The school is two stories tall. Mann said there used to be a bell tower located in front of the building and two houses, for the superintendent and janitor. There also used to be a store located across the road to the west and a church down the road.

Mann said the school and store were part of a little town called Union Center.

"A lot of people used to call it Pumpkin Holler. I don't know why they did, but that's what they called it," Mann said.

The sign is a project by the school's alumni. Mann said a committee of eight people, including himself, have been working to get the sign made and put up for two years. The first step was coming up with a design.

"We wanted something different, so we made an emblem of the school. Then we added the horses and wagon on top to show some of the history," he said.

They decided to make the sign out of metal, and put stone around the bottom as a base.

Mann said the alumni felt they needed to put up the sign so as the building continues to deteriorate or gets torn down there will still be memory of it.
Area residents and alumni who heard about the sign came out to show their support Thursday.

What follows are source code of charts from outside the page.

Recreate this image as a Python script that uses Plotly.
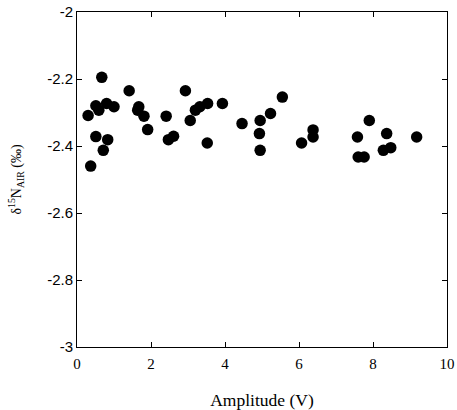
import plotly.graph_objects as go

amplitude = [0.30, 0.37, 0.51, 0.59, 0.51, 0.67, 0.71, 0.80, 0.83, 1.00,
             1.41, 1.64, 1.67, 1.81, 1.91, 2.41, 2.47, 2.61, 2.93, 3.06,
             3.20, 3.32, 3.53, 3.52, 3.93, 4.46, 4.95, 4.93, 4.95, 5.23,
             5.55, 6.07, 6.38, 6.38, 7.58, 7.60, 7.76, 7.90, 8.28, 8.37,
             8.48, 9.18]
delta15n = [-2.309, -2.46, -2.28, -2.293, -2.372, -2.195, -2.413, -2.273, -2.381, -2.283,
            -2.235, -2.293, -2.283, -2.311, -2.351, -2.311, -2.381, -2.371, -2.235, -2.324,
            -2.293, -2.283, -2.273, -2.391, -2.273, -2.333, -2.324, -2.363, -2.413, -2.303,
            -2.254, -2.391, -2.352, -2.373, -2.373, -2.433, -2.433, -2.324, -2.413, -2.363,
            -2.405, -2.373]

x_ticks = [0, 2, 4, 6, 8, 10]
y_ticks = [-3, -2.8, -2.6, -2.4, -2.2, -2]

fig = go.Figure()
fig.add_trace(go.Scatter(
    x=amplitude, y=delta15n, mode="markers",
    marker=dict(color="black", size=11.5, line=dict(width=0)),
    showlegend=False,
))

axis_common = dict(
    showline=True, linecolor="black", linewidth=1, mirror="ticks",
    ticks="inside", ticklen=5, tickwidth=1, tickcolor="black",
    showgrid=False, zeroline=False, automargin=False,
)

fig.update_xaxes(range=[0, 10], tickvals=x_ticks, ticktext=[str(v) for v in x_ticks],
                 tickfont=dict(family="Liberation Serif", size=15, color="black"),
                 ticklabelstandoff=3,
                 title=dict(text="Amplitude (V)", font=dict(family="Liberation Serif", size=17.5, color="black"), standoff=24),
                 **axis_common)
fig.update_yaxes(range=[-3, -2], tickvals=y_ticks, ticktext=[("%g" % v) for v in y_ticks],
                 tickfont=dict(family="Liberation Sans", size=15, color="black"),
                 title=dict(text="δ<sup>15</sup>N<sub>AIR</sub> (‰)", font=dict(family="Liberation Serif", size=14, color="black"), standoff=22),
                 **axis_common)

fig.update_layout(
    width=457, height=410,
    margin=dict(l=77, r=10, t=12, b=63, autoexpand=False),
    plot_bgcolor="white", paper_bgcolor="white",
)

fig.write_html("out.html", config={"displayModeBar": False},
               post_script="document.body.style.margin='0';")
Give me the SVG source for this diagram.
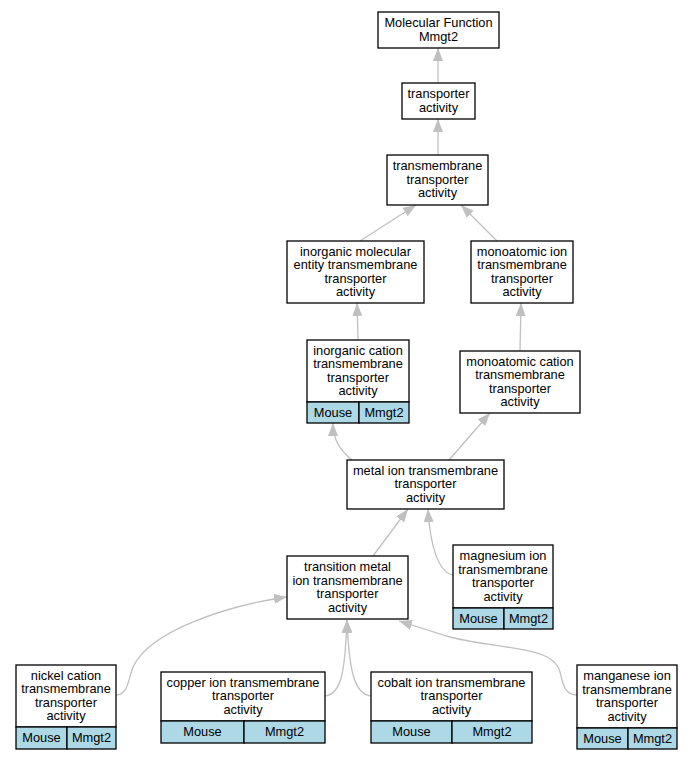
<svg xmlns="http://www.w3.org/2000/svg" width="692" height="760" viewBox="0 0 692 760">
<style>
.n{fill:#fff;stroke:#000;stroke-width:1.3}
.c{fill:#add8e6;stroke:#000;stroke-width:1.3}
text{font-family:"Liberation Sans",Arial,sans-serif;font-size:12.8px;text-anchor:middle;fill:#000}
.e{fill:none;stroke:#c0c0c0;stroke-width:1.3;marker-end:url(#a)}
</style>
<defs>
<marker id="a" viewBox="0 0 13 10" refX="13" refY="5" markerWidth="13" markerHeight="10" markerUnits="userSpaceOnUse" orient="auto">
<path d="M0,0 L13,5 L0,10 z" fill="#c0c0c0"/>
</marker>
</defs>
<rect width="692" height="760" fill="#fff"/>
<g id="edges">
<path class="e" d="M438,83 L438,48"/>
<path class="e" d="M438,155 L438,119"/>
<path class="e" d="M360,241 L416,205"/>
<path class="e" d="M497,241 L461,205"/>
<path class="e" d="M358,340 L357,303"/>
<path class="e" d="M520,351 L521,303"/>
<path class="e" d="M352,460 C340,450 333,440 333,423"/>
<path class="e" d="M449,460 L490,413"/>
<path class="e" d="M373,556 L408,509"/>
<path class="e" d="M453,575 C438,572 430,545 428,509"/>
<path class="e" d="M116,695 C128,695 128,680 133,667 C150,630 230,605 287,597"/>
<path class="e" d="M325,696 C342,694 345,670 347,620"/>
<path class="e" d="M371,696 C354,694 349,670 347,620"/>
<path class="e" d="M577,695 C565,695 563,685 560,672 C553,645 500,650 450,637 L399,621"/>
</g>
<g id="n1"><rect class="n" x="378" y="12" width="121" height="36"/><text x="438.5" y="27">Molecular Function</text><text x="438.5" y="40.5">Mmgt2</text></g>
<g id="n2"><rect class="n" x="402" y="83" width="73" height="36"/><text x="438.5" y="98">transporter</text><text x="438.5" y="111.5">activity</text></g>
<g id="n3"><rect class="n" x="387" y="155" width="101" height="50"/><text x="437.5" y="170">transmembrane</text><text x="437.5" y="183.5">transporter</text><text x="437.5" y="197">activity</text></g>
<g id="n4"><rect class="n" x="287" y="241" width="137" height="62"/><text x="355.5" y="255.5">inorganic molecular</text><text x="355.5" y="269">entity transmembrane</text><text x="355.5" y="282.5">transporter</text><text x="355.5" y="296">activity</text></g>
<g id="n5"><rect class="n" x="471" y="241" width="102" height="62"/><text x="522" y="255.5">monoatomic ion</text><text x="522" y="269">transmembrane</text><text x="522" y="282.5">transporter</text><text x="522" y="296">activity</text></g>
<g id="n6"><rect class="n" x="307" y="340" width="102" height="62"/><rect class="c" x="307" y="402" width="52" height="21"/><rect class="c" x="359" y="402" width="50" height="21"/><text x="358" y="354.5">inorganic cation</text><text x="358" y="368">transmembrane</text><text x="358" y="381.5">transporter</text><text x="358" y="395">activity</text><text x="333" y="416.5">Mouse</text><text x="384" y="416.5">Mmgt2</text></g>
<g id="n7"><rect class="n" x="460" y="351" width="120" height="62"/><text x="520" y="365.5">monoatomic cation</text><text x="520" y="379">transmembrane</text><text x="520" y="392.5">transporter</text><text x="520" y="406">activity</text></g>
<g id="n8"><rect class="n" x="347" y="460" width="157" height="49"/><text x="425.5" y="474.5">metal ion transmembrane</text><text x="425.5" y="488">transporter</text><text x="425.5" y="501.5">activity</text></g>
<g id="n9"><rect class="n" x="287" y="556" width="121" height="63"/><text x="347.5" y="571">transition metal</text><text x="347.5" y="584.5">ion transmembrane</text><text x="347.5" y="598">transporter</text><text x="347.5" y="611.5">activity</text></g>
<g id="n10"><rect class="n" x="453" y="545" width="100" height="63"/><rect class="c" x="453" y="608" width="51" height="21"/><rect class="c" x="504" y="608" width="49" height="21"/><text x="503" y="560">magnesium ion</text><text x="503" y="573.5">transmembrane</text><text x="503" y="587">transporter</text><text x="503" y="600.5">activity</text><text x="478.5" y="622.5">Mouse</text><text x="528.5" y="622.5">Mmgt2</text></g>
<g id="n11"><rect class="n" x="16" y="665" width="100" height="62"/><rect class="c" x="16" y="727" width="51" height="22"/><rect class="c" x="67" y="727" width="49" height="22"/><text x="66" y="679.5">nickel cation</text><text x="66" y="693">transmembrane</text><text x="66" y="706.5">transporter</text><text x="66" y="720">activity</text><text x="41.5" y="742">Mouse</text><text x="91.5" y="742">Mmgt2</text></g>
<g id="n12"><rect class="n" x="161" y="672" width="164" height="49"/><rect class="c" x="161" y="721" width="83" height="22"/><rect class="c" x="244" y="721" width="81" height="22"/><text x="243" y="686.5">copper ion transmembrane</text><text x="243" y="700">transporter</text><text x="243" y="713.5">activity</text><text x="202.5" y="736">Mouse</text><text x="284.5" y="736">Mmgt2</text></g>
<g id="n13"><rect class="n" x="371" y="672" width="161" height="49"/><rect class="c" x="371" y="721" width="81" height="22"/><rect class="c" x="452" y="721" width="80" height="22"/><text x="451.5" y="686.5">cobalt ion transmembrane</text><text x="451.5" y="700">transporter</text><text x="451.5" y="713.5">activity</text><text x="411.5" y="736">Mouse</text><text x="492" y="736">Mmgt2</text></g>
<g id="n14"><rect class="n" x="577" y="665" width="100" height="63"/><rect class="c" x="577" y="728" width="51" height="21"/><rect class="c" x="628" y="728" width="49" height="21"/><text x="627" y="680">manganese ion</text><text x="627" y="693.5">transmembrane</text><text x="627" y="707">transporter</text><text x="627" y="720.5">activity</text><text x="602.5" y="742.5">Mouse</text><text x="652.5" y="742.5">Mmgt2</text></g>
</svg>
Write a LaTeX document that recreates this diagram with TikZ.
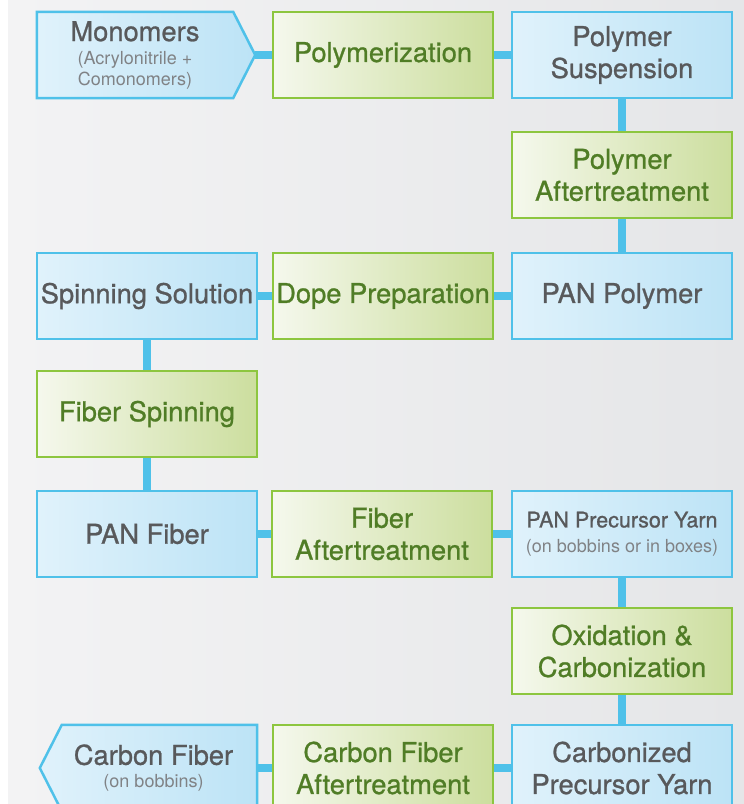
\documentclass[tikz,border=0pt]{standalone}
\usepackage{fontspec}
\setmainfont{TeX Gyre Heros}
\newfontfamily\labelfont{TeX Gyre Heros}[FakeBold=0.9]
\usetikzlibrary{backgrounds}
\definecolor{pipeblue}{RGB}{79,193,233}
\definecolor{productleft}{RGB}{224,242,251}
\definecolor{productright}{RGB}{188,227,246}
\definecolor{processborder}{RGB}{141,198,63}
\definecolor{processleft}{RGB}{245,248,237}
\definecolor{processright}{RGB}{204,222,158}
\definecolor{labelgray}{RGB}{88,89,91}
\definecolor{notegray}{RGB}{128,130,133}
\definecolor{labelgreen}{RGB}{80,125,38}
\definecolor{bgleft}{RGB}{243,243,244}
\definecolor{bgright}{RGB}{229,230,232}
\newcommand{\note}[1]{{\normalfont\fontsize{18}{21}\selectfont\color{notegray}#1}}
\tikzset{
  boxtext/.style={minimum height=86pt, inner sep=0pt, align=flush center,
    text width=216pt, text=labelgray, font=\labelfont\fontsize{27.3}{32}\selectfont},
  product/.style={boxtext, minimum width=220pt, draw=pipeblue, line width=2.5pt,
    left color=productleft, right color=productright},
  process/.style={product, draw=processborder, left color=processleft,
    right color=processright, text=labelgreen},
  tagshape/.style={draw=pipeblue, line width=2.5pt, line join=miter,
    left color=productleft, right color=productright},
  pipe/.style={draw=pipeblue, line width=8pt}
}

\begin{document}
\begin{tikzpicture}[x=1pt,y=1pt]
\useasboundingbox (0,0) rectangle (744,804);
\node[boxtext, text width=192pt, minimum width=196pt] (monomers) at (135,749)
  {Monomers\\[-9pt]\note{(Acrylonitrile +}\\[-11pt]\note{Comonomers)}};
\node[process] (polymerization) at (383,749) {Polymerization};
\node[product] (suspension) at (622,749) {Polymer\\Suspension};
\node[process] (aftertreatment) at (622,629) {Polymer\\Aftertreatment};
\node[product] (solution) at (147,508) {Spinning Solution};
\node[process] (dope) at (383,508) {Dope Preparation};
\node[product] (panpolymer) at (622,508) {PAN Polymer};
\node[process] (spinning) at (147,390) {Fiber Spinning};
\node[product] (panfiber) at (147,270) {PAN Fiber};
\node[process] (fiberafter) at (382,270) {Fiber\\Aftertreatment};
\node[product] (precursor) at (622,270)
  {{\fontsize{21.5}{25}\selectfont PAN Precursor Yarn}\\[-7pt]\note{(on bobbins or in boxes)}};
\node[process] (oxidation) at (622,153) {Oxidation \&\\Carbonization};
\node[boxtext, text width=200pt, minimum width=207pt] (carbonfiber) at (153.5,36)
  {Carbon Fiber\\[-9pt]\note{(on bobbins)}};
\node[process] (carbonafter) at (383,36) {Carbon Fiber\\Aftertreatment};
\node[product] (carbonized) at (622,36) {Carbonized\\Precursor Yarn};

\begin{pgfonlayer}{background}
\fill[left color=bgleft, right color=bgright] (8,0) rectangle (744,804);
\path[tagshape] (monomers.north west) -- (monomers.north east)
  -- ([xshift=22pt]monomers.east) -- (monomers.south east)
  -- (monomers.south west) -- cycle;
\path[tagshape] (carbonfiber.north east) -- ([xshift=12pt]carbonfiber.north west)
  -- ([xshift=-10pt]carbonfiber.west) -- ([xshift=12pt]carbonfiber.south west)
  -- (carbonfiber.south east) -- cycle;
\end{pgfonlayer}

\draw[pipe] ([xshift=22pt]monomers.east) -- (polymerization.west);
\draw[pipe] (polymerization) -- (suspension);
\draw[pipe] (suspension) -- (aftertreatment);
\draw[pipe] (aftertreatment) -- (panpolymer);
\draw[pipe] (panpolymer) -- (dope);
\draw[pipe] (dope) -- (solution);
\draw[pipe] (solution) -- (spinning);
\draw[pipe] (spinning) -- (panfiber);
\draw[pipe] (panfiber) -- (fiberafter);
\draw[pipe] (fiberafter) -- (precursor);
\draw[pipe] (precursor) -- (oxidation);
\draw[pipe] (oxidation) -- (carbonized);
\draw[pipe] (carbonized) -- (carbonafter);
\draw[pipe] (carbonafter) -- (carbonfiber.east);
\end{tikzpicture}
\end{document}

"I graduated here, this is kind of a keepsake," Melvin Andrews of Wymore said.

Byron Rhine of Rock Springs, Wyo., said he grew up in the area and went to school at Union Center through the sixth grade before it closed. He owned the land the school stands on until last year. Rhine said his great-grandfather sold the original five acres for the school to be built on, and he was glad to see something would be erected to remember the school.

Dorothy Rockemann of Odell said she and her husband, Delbert, graduated from Union Center School in 1940.

"We have lots of nice memories of the school. We're happy the committee saw to getting a sign put up to remember it," Rockemann said.

She said she grew up a half mile away from the school, her sister taught at the school in the mid-1930s and she has a brother who graduated from the school as well.

Lela Miller of Blue Springs graduated from Union Center in 1943 and added that she had five brothers and sisters who graduated from the school.

"It's wonderful. They really did a good job. We're thankful for these men who donated their time and efforts to this," Miller said.